Spoken quotes from Sun Tzu's The Art of War can be heard in songs such as "Sun Tzu Says", "The Art of War", "Unbreakable", "The Nature of Warfare", "Cliffs of Gallipoli", "Union (Slopes of St. Benedict)", "The Price of a Mile", "Firestorm", and "A Secret". These quotes are taken from LibriVox's audiobook version of the book, which follows the Lionel Giles translation.

At time of writing, "Unbreakable" was intended to describe a particular historical guerrilla warfare action; however, songwriters Joakim Brodén and Pär Sundström have since forgotten which one they were thinking of.

==Track listing==

| No. | Title | Lyrics | Music | Theme | Length |
|---|---|---|---|---|---|
| 1. | "Sun Tzu Says" |  |  | First two sentences of Sun Tzu’s The Art of War | 0:23 |
| 2. | "Ghost Division" | Joakim Brodén, Pär Sundström | Brodén | The 7th Panzer Division in the Battle of France | 3:51 |
| 3. | "The Art of War" | Brodén | Brodén | The third chapter ("Planning offensives") of Sun Tzu’s The Art of War | 5:08 |
| 4. | "40:1" | Brodén, Sundström | Brodén | The Battle of Wizna | 4:10 |
| 5. | "Unbreakable" | Brodén, Sundström | Brodén | Guerrilla warfare | 5:58 |
| 6. | "The Nature of Warfare" |  |  | The sixth chapter ("Vacuity and Substance") of Sun Tzu’s The Art of War | 1:18 |
| 7. | "Cliffs of Gallipoli" | Brodén, Sundström | Brodén | The Gallipoli Campaign | 5:51 |
| 8. | "Talvisota" | Sundström | Brodén | The Winter War | 3:32 |
| 9. | "Panzerkampf" | Brodén, Sundström | Brodén | The Battle of Kursk from the Soviet perspective | 5:15 |
| 10. | "Union (Slopes of St.
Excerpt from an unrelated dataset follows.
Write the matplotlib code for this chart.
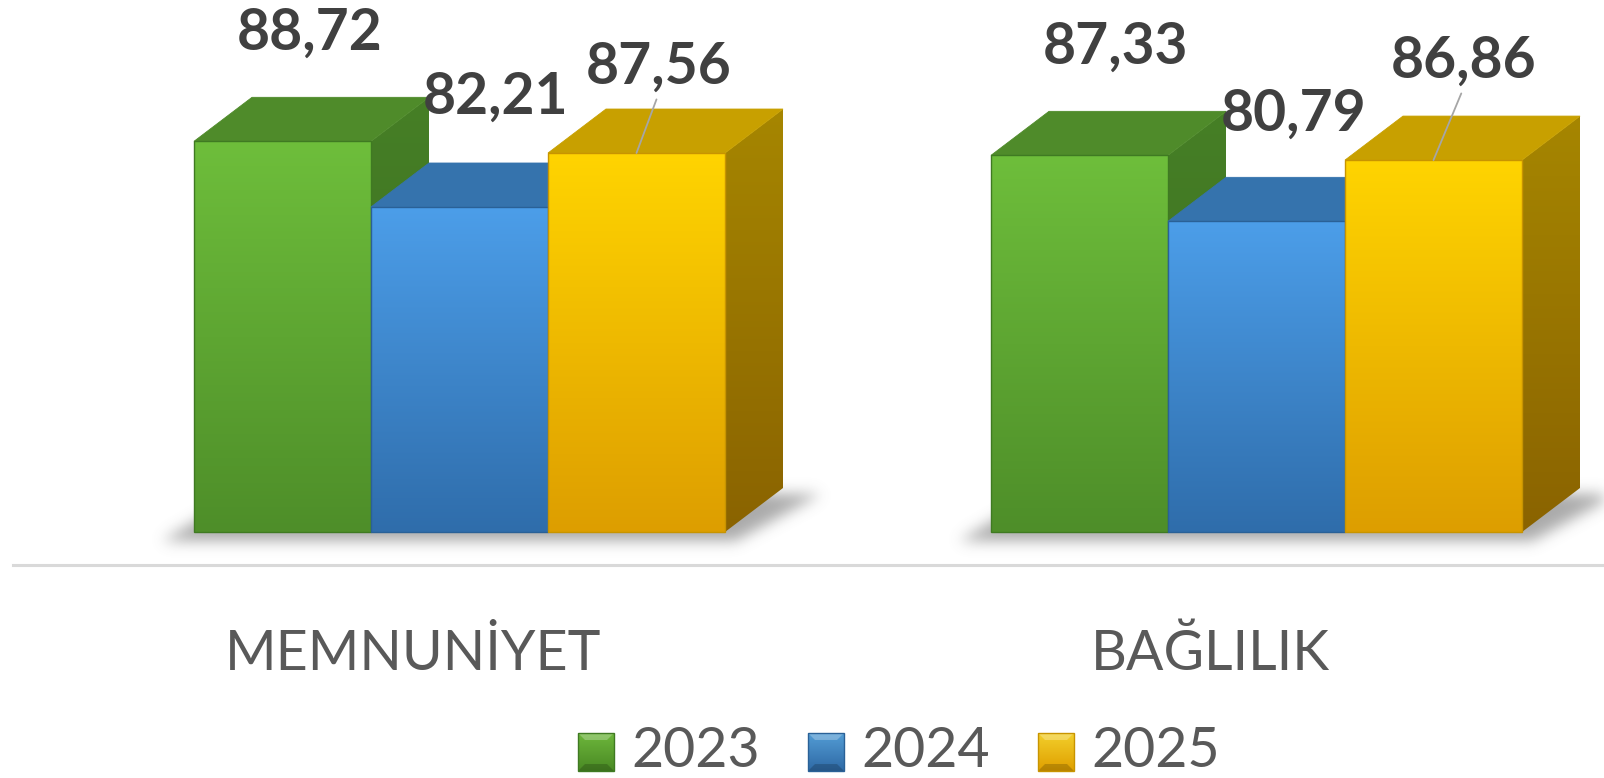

Benedict)" | Brodén, Sundström | Brodén | The Italian campaign and the Battle of Monte Cassino from the allied perspective | 4:05 |
| 11. | "The Price of a Mile" | Brodén, Sundström | Brodén | The Battle of Passchendaele and senseless slaughter of World War I in general | 5:55 |
| 12. | "Firestorm" | Brodén, Sundström | Brodén | Carpet bombing campaigns in World War II | 3:25 |
| 13. | "A Secret" |  |  | A humorous outro addressing music piracy | 0:37 |
| Total length: |  |  |  |  | 49:28 |

Re-armed edition bonus tracks
| No. | Title | Theme | Length |
|---|---|---|---|
| 14. | "Swedish Pagans" | The Vikings | 4:13 |
| 15. | "Glorious Land" | A song about military forces defending their homeland | 3:19 |
| 16. | "The Art of War" | Pre-production demo version | 4:48 |
| 17. | "Swedish National Anthem (Live at Sweden Rock Festival)" | Swedish National Anthem | 2:34 |
| Total length: |  |  | 14:54 |

==Different versions==
The Art of War was released in three different versions, a standard edition containing only the CD, a vinyl version and a Limited Edition. The limited contains the full-length CD and the book The Art of War by Sun Tzu. The limited edition comes in a DVD case with alternate artwork. All preorders from the official Sabaton homepage also included the single, Cliffs of Gallipoli. In 2010, the album was re-released with other early Sabaton albums under their new label in a "Re-Armed" version that included several new bonus tracks.

== Personnel ==
- Joakim Brodén – vocals
- Rickard Sundén – guitars
- Oskar Montelius – guitars
- Pär Sundström – bass
- Daniel Mullback – drums
- Daniel Mÿhr – keyboards

==Charts==

| Chart (2008) | Peak position |
|---|---|
| Swedish Albums (Sverigetopplistan) | 5 |

== In popular culture==
"40:1" became a hit in Poland and Sabaton was asked to perform it on the Polish Independence Day celebration in Gdańsk in 2008. "40:1" is also used as an entrance song by Polish mixed martial artist Damian Grabowski.

The title track was featured in the Sabaton Soundtrack DLC for the grand strategy game Europa Universalis IV.